◆ **Materials provided**
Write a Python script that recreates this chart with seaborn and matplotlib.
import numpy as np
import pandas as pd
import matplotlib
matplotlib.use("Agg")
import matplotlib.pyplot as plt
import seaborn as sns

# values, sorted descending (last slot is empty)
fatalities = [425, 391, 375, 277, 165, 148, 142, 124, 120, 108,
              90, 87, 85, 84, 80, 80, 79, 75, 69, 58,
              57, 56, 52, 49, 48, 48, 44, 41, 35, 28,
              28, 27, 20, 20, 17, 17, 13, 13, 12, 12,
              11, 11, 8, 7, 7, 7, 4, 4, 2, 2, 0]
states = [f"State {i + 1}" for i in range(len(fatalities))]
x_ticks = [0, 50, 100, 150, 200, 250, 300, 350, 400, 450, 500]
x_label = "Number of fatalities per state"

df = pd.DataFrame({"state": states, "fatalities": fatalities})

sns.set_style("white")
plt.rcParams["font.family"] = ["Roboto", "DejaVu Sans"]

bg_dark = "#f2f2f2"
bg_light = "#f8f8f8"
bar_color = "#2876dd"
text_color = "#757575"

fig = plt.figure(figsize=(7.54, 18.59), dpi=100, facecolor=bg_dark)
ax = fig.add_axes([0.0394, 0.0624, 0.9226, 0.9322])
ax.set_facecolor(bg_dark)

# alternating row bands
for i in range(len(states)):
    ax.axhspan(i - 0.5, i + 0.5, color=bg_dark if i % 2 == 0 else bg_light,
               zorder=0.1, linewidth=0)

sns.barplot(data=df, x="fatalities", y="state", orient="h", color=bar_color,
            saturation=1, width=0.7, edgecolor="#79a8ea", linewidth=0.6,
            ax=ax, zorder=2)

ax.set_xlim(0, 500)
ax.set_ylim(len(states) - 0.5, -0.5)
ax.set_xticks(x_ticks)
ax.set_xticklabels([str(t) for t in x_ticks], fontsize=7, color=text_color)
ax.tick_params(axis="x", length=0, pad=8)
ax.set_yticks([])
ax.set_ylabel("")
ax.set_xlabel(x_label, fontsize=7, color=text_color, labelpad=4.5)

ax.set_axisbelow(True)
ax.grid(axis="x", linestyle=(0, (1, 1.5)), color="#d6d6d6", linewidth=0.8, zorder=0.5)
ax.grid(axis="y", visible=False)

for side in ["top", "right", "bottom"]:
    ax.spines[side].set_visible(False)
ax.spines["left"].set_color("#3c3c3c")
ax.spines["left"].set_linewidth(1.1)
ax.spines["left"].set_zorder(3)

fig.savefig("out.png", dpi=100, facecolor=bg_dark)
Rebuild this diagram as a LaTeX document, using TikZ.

◆ **Task statement**
Exactly repeat the lines above, from the opening line through the one with "import seaborn as sns", and include nothing else.

◆ **Written response**
Write a Python script that recreates this chart with seaborn and matplotlib.
import numpy as np
import pandas as pd
import matplotlib
matplotlib.use("Agg")
import matplotlib.pyplot as plt
import seaborn as sns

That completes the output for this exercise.